Dataset content:

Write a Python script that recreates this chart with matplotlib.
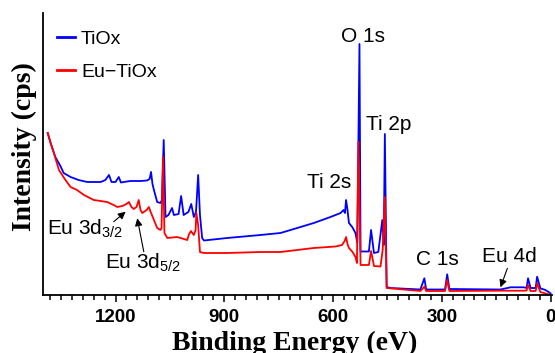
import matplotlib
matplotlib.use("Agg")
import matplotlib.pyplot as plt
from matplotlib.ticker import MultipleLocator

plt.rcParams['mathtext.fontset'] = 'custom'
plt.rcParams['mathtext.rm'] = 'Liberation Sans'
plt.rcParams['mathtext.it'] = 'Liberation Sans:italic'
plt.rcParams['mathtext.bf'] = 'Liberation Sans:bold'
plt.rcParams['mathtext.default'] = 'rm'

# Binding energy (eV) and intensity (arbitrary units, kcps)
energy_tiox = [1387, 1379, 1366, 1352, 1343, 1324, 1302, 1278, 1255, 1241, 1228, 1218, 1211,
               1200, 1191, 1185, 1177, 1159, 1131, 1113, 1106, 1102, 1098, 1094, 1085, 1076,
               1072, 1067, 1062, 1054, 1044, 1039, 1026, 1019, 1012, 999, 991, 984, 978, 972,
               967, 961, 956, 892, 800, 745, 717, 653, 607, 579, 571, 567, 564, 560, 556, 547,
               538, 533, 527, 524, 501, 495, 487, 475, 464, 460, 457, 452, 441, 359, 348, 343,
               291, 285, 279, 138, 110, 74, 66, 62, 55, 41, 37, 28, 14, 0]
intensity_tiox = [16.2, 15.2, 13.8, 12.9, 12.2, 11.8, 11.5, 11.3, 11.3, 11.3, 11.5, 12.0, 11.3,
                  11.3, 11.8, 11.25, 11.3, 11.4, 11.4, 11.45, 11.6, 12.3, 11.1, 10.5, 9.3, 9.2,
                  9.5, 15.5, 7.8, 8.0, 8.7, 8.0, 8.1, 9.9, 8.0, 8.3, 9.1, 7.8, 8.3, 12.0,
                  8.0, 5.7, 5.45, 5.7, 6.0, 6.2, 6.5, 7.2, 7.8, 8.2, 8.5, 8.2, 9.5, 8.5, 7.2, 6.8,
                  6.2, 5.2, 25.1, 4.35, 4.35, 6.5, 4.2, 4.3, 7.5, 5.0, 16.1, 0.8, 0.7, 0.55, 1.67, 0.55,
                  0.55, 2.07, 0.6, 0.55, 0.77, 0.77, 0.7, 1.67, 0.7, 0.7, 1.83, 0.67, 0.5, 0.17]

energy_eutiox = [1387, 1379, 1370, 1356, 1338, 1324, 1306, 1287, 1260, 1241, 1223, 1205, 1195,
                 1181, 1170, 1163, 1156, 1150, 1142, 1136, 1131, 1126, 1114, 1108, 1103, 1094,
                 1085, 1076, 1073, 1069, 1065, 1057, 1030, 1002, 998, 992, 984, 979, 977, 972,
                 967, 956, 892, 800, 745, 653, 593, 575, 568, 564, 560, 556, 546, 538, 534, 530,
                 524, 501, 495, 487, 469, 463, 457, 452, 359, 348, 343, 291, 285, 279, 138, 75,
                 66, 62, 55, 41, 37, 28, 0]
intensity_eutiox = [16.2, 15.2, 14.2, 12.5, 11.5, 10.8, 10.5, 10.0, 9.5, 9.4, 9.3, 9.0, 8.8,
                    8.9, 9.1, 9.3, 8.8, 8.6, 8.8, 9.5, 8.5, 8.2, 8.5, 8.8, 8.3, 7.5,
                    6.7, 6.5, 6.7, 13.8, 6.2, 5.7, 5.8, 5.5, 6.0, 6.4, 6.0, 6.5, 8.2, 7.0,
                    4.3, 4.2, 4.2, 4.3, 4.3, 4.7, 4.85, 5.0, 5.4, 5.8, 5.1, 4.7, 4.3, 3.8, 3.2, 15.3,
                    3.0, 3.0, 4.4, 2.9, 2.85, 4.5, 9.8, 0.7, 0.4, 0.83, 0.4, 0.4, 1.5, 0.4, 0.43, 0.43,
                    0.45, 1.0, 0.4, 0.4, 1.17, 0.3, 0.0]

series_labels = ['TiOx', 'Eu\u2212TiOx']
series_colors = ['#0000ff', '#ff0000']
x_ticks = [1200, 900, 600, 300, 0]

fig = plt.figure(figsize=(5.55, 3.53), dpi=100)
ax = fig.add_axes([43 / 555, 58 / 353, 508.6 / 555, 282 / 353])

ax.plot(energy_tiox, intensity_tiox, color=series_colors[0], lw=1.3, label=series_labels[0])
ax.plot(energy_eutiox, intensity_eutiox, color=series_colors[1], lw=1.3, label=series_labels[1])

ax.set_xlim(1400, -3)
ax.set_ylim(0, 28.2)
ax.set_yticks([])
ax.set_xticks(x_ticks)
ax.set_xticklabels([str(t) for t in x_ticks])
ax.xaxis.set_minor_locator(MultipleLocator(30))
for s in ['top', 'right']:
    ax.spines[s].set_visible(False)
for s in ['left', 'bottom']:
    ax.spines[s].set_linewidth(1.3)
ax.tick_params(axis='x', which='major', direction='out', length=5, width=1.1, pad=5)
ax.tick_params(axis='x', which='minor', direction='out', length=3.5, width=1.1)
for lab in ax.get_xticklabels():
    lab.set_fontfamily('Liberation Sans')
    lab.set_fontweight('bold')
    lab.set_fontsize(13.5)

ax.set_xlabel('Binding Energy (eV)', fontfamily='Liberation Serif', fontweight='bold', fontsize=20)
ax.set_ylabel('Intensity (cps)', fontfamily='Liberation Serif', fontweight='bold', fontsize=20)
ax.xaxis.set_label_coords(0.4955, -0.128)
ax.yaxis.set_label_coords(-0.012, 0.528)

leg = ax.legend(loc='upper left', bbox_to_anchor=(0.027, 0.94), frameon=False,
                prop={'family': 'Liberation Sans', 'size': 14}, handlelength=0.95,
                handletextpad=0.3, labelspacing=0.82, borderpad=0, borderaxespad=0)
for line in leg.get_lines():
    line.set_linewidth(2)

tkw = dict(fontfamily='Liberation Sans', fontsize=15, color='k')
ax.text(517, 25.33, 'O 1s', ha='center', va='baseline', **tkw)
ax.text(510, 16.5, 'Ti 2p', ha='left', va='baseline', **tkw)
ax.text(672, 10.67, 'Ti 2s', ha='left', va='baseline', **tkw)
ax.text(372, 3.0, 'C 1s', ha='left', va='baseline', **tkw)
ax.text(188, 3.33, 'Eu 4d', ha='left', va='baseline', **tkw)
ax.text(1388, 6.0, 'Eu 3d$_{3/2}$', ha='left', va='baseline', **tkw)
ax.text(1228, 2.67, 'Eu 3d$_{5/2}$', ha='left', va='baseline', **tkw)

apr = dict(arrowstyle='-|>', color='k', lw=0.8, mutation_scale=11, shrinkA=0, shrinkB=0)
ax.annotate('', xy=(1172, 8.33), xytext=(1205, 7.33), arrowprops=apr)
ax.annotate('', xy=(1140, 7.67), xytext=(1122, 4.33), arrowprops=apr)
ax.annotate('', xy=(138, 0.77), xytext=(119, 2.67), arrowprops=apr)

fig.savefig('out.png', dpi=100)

Your instructions:
Exactly as they appear, print the lines of the listing above from its first line through the line that contains "plt.rcParams['mathtext.default'] = 'rm'", minus the pictures.

Answer to this problem:
Write a Python script that recreates this chart with matplotlib.
import matplotlib
matplotlib.use("Agg")
import matplotlib.pyplot as plt
from matplotlib.ticker import MultipleLocator

plt.rcParams['mathtext.fontset'] = 'custom'
plt.rcParams['mathtext.rm'] = 'Liberation Sans'
plt.rcParams['mathtext.it'] = 'Liberation Sans:italic'
plt.rcParams['mathtext.bf'] = 'Liberation Sans:bold'
plt.rcParams['mathtext.default'] = 'rm'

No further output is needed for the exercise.